One of the overarching themes of the Ted Wells report boils down to the difference between the way Dolphins guard Richie Incognito and others behaved toward Jonathan Martin and others and how Incognito perceived those behaviors.
What appears to one person as boorish and irrational and abusive is often explained away as the all-in-good-fun nature of a locker room.
But according to the report, Incognito so often slipped into “a loud, belligerent side of his personality,” that he was nicknamed “The Tornado.”
One of the incidents described included the Tornado beating on Jonathan Martin during an offensive line outing.
Via a series of text messages from Martin to a friend, Martin described a scene in which Incognito “pulled his shirt off & tried to beat my ass.”
Martin said they were “play fighting” at first, but Incognito “body slammed me onto the couch and started punching me in the face it was insane.”
“Then 5 min later it was like nothing even happened and we went to the strip club,” a later message read.

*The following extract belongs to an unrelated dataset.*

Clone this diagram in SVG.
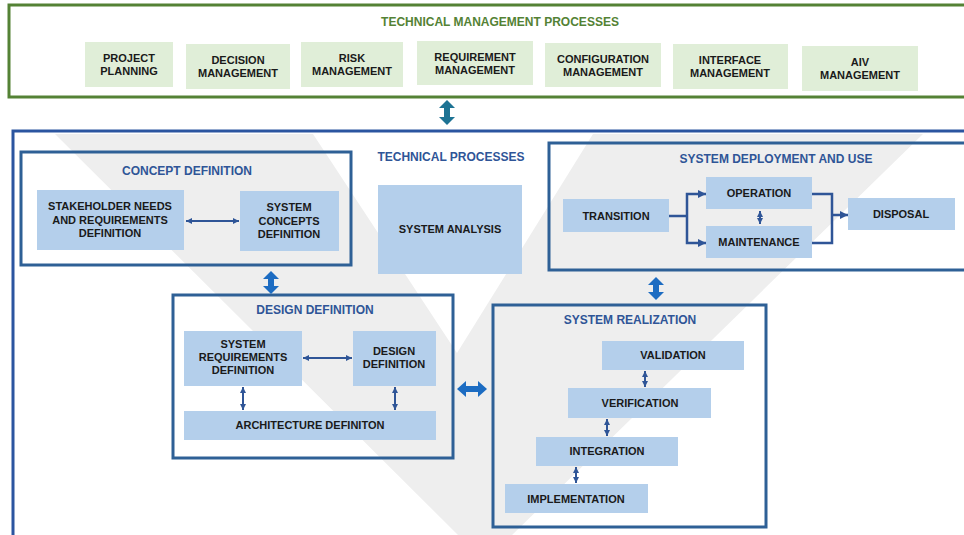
<svg xmlns="http://www.w3.org/2000/svg" width="964" height="535" viewBox="0 0 964 535">
<style>
.t{font-family:"Liberation Sans",Arial,sans-serif;font-weight:bold;font-size:11px;fill:#1a1a1a;text-anchor:middle}
.tt{font-family:"Liberation Sans",Arial,sans-serif;font-weight:bold;font-size:12px;fill:#2f5597;text-anchor:middle}
.gt{font-family:"Liberation Sans",Arial,sans-serif;font-weight:bold;font-size:12px;fill:#548235;text-anchor:middle}
.gb{fill:#e0eed8}
.bb{fill:#b4cfeb}
.fr{fill:none;stroke:#2e6096;stroke-width:3}
.ln{fill:none;stroke:#2f5597;stroke-width:2}
.cn{fill:none;stroke:#2f5597;stroke-width:2.5}
.blk{fill:#1c6cc2}
</style>
<defs>
<marker id="ah" viewBox="0 0 10 10" refX="10" refY="5" markerUnits="userSpaceOnUse" markerWidth="6" markerHeight="6" orient="auto-start-reverse"><path d="M0,0 L10,5 L0,10 z" fill="#2f5597"/></marker>
<marker id="ahb" viewBox="0 0 10 10" refX="10" refY="5" markerUnits="userSpaceOnUse" markerWidth="8" markerHeight="8" orient="auto-start-reverse"><path d="M0,0 L10,5 L0,10 z" fill="#2f5597"/></marker>
</defs>
<rect width="964" height="535" fill="#ffffff"/>

<g id="technical-management">
<rect x="9" y="5" width="970" height="92" fill="#ffffff" stroke="#548235" stroke-width="3"/>
<text class="gt" x="500" y="26">TECHNICAL MANAGEMENT PROCESSES</text>
</g>
<g id="project-planning"><rect class="gb" x="85" y="42" width="88" height="45"/><text class="t" x="129" y="62">PROJECT</text><text class="t" x="129" y="75">PLANNING</text></g>
<g id="decision-management"><rect class="gb" x="186" y="44" width="104" height="45"/><text class="t" x="238" y="64">DECISION</text><text class="t" x="238" y="77">MANAGEMENT</text></g>
<g id="risk-management"><rect class="gb" x="301" y="42" width="102" height="45"/><text class="t" x="352" y="62">RISK</text><text class="t" x="352" y="75">MANAGEMENT</text></g>
<g id="requirement-management"><rect class="gb" x="417" y="41" width="116" height="44"/><text class="t" x="475" y="61">REQUIREMENT</text><text class="t" x="475" y="74">MANAGEMENT</text></g>
<g id="configuration-management"><rect class="gb" x="545" y="43" width="116" height="44"/><text class="t" x="603" y="63">CONFIGURATION</text><text class="t" x="603" y="76">MANAGEMENT</text></g>
<g id="interface-management"><rect class="gb" x="673" y="44" width="115" height="45"/><text class="t" x="730" y="64">INTERFACE</text><text class="t" x="730" y="77">MANAGEMENT</text></g>
<g id="aiv-management"><rect class="gb" x="802" y="46" width="116" height="45"/><text class="t" x="860" y="66">AIV</text><text class="t" x="860" y="79">MANAGEMENT</text></g>

<g id="technical-processes">
<rect x="13" y="131" width="970" height="440" fill="#ffffff" stroke="#2b55a0" stroke-width="3"/>
<polygon points="55,134 313,134 457,353 593,134 923,134 510,537 460,537" fill="#eeeeee"/>
<text class="tt" x="451" y="161">TECHNICAL PROCESSES</text>
</g>

<g id="concept-definition">
<rect class="fr" x="21" y="152" width="330" height="113"/>
<text class="tt" x="187" y="175">CONCEPT DEFINITION</text>
</g>
<g id="stakeholder-needs"><rect class="bb" x="37" y="190" width="147" height="60"/><text class="t" x="110" y="210">STAKEHOLDER NEEDS</text><text class="t" x="110" y="223.5">AND REQUIREMENTS</text><text class="t" x="110" y="237">DEFINITION</text></g>
<g id="system-concepts"><rect class="bb" x="240" y="191" width="99" height="60"/><text class="t" x="289" y="211">SYSTEM</text><text class="t" x="289" y="224.5">CONCEPTS</text><text class="t" x="289" y="238">DEFINITION</text></g>

<g id="system-analysis"><rect class="bb" x="378" y="185" width="144" height="89"/><text class="t" x="450" y="233">SYSTEM ANALYSIS</text></g>

<g id="system-deployment">
<rect class="fr" x="549" y="143" width="430" height="127"/>
<text class="tt" x="776" y="163">SYSTEM DEPLOYMENT AND USE</text>
</g>
<g id="transition"><rect class="bb" x="563" y="199" width="106" height="33"/><text class="t" x="616" y="219.5">TRANSITION</text></g>
<g id="operation"><rect class="bb" x="706" y="177" width="106" height="32"/><text class="t" x="759" y="197">OPERATION</text></g>
<g id="maintenance"><rect class="bb" x="706" y="226" width="106" height="32"/><text class="t" x="759" y="246">MAINTENANCE</text></g>
<g id="disposal"><rect class="bb" x="848" y="198" width="107" height="32"/><text class="t" x="901" y="218">DISPOSAL</text></g>

<g id="design-definition">
<rect class="fr" x="173" y="295" width="280" height="163"/>
<text class="tt" x="315" y="314">DESIGN DEFINITION</text>
</g>
<g id="system-requirements"><rect class="bb" x="184" y="331" width="118" height="55"/><text class="t" x="243" y="348">SYSTEM</text><text class="t" x="243" y="361">REQUIREMENTS</text><text class="t" x="243" y="374">DEFINITION</text></g>
<g id="design-definition-inner"><rect class="bb" x="353" y="331" width="83" height="55"/><text class="t" x="394" y="355">DESIGN</text><text class="t" x="394" y="368">DEFINITION</text></g>
<g id="architecture-definition"><rect class="bb" x="184" y="411" width="252" height="29"/><text class="t" x="310" y="429">ARCHITECTURE DEFINITON</text></g>

<g id="system-realization">
<rect class="fr" x="493" y="305" width="273" height="222"/>
<text class="tt" x="630" y="324">SYSTEM REALIZATION</text>
</g>
<g id="validation"><rect class="bb" x="602" y="341" width="142" height="29"/><text class="t" x="673" y="359">VALIDATION</text></g>
<g id="verification"><rect class="bb" x="568" y="388" width="143" height="30"/><text class="t" x="640" y="407">VERIFICATION</text></g>
<g id="integration"><rect class="bb" x="536" y="437" width="142" height="29"/><text class="t" x="607" y="455">INTEGRATION</text></g>
<g id="implementation"><rect class="bb" x="505" y="484" width="143" height="29"/><text class="t" x="576" y="503">IMPLEMENTATION</text></g>

<g id="connectors">
<path fill="#1d7394" d="M447,100 L455,108 L450,108 L450,117 L455,117 L447,125 L439,117 L444,117 L444,108 L439,108 Z"/>
<path class="blk" d="M271,271 L279,279 L274,279 L274,286 L279,286 L271,294 L263,286 L268,286 L268,279 L263,279 Z"/>
<path class="blk" d="M656,277 L664,285 L659,285 L659,292 L664,292 L656,300 L648,292 L653,292 L653,285 L648,285 Z"/>
<path class="blk" d="M457,389 L466,381 L466,386 L478,386 L478,381 L487,389 L478,397 L478,392 L466,392 L466,397 Z"/>
<line class="ln" x1="186" y1="221" x2="239" y2="221" marker-start="url(#ah)" marker-end="url(#ah)"/>
<line class="ln" x1="303" y1="358" x2="352" y2="358" marker-start="url(#ah)" marker-end="url(#ah)"/>
<line class="ln" x1="243" y1="387" x2="243" y2="410" marker-start="url(#ah)" marker-end="url(#ah)"/>
<line class="ln" x1="395" y1="387" x2="395" y2="410" marker-start="url(#ah)" marker-end="url(#ah)"/>
<line class="ln" x1="760" y1="211" x2="760" y2="224" marker-start="url(#ah)" marker-end="url(#ah)"/>
<line class="ln" x1="645" y1="371" x2="645" y2="387" marker-start="url(#ah)" marker-end="url(#ah)"/>
<line class="ln" x1="607" y1="419" x2="607" y2="436" marker-start="url(#ah)" marker-end="url(#ah)"/>
<line class="ln" x1="576" y1="467" x2="576" y2="483" marker-start="url(#ah)" marker-end="url(#ah)"/>
<polyline class="cn" points="669,216 687,216"/>
<polyline class="cn" points="706,194 687,194 687,243 706,243" marker-start="url(#ahb)" marker-end="url(#ahb)"/>
<polyline class="cn" points="812,194 832,194 832,243 812,243"/>
<line class="cn" x1="832" y1="215" x2="848" y2="215" marker-end="url(#ahb)"/>
</g>
</svg>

Martin didn’t express anger at Incognito in the next day’s text messages, which he described as trying to “laugh off harassment.”
Incognito did not dispute the account of the facts, “but disagreed strongly about what those facts tell us about his relationship with Martin.”
Incognito described the fight as “friendly roughhousing, consistent with the way members of the offensive line tended to ‘horse around’ from time to time.”
Incognito has made a living in the NFL by tapping into that “Tornado” persona on the field, but apparently the line was blurred when it extended off the field, and that’s when Martin had a problem with it.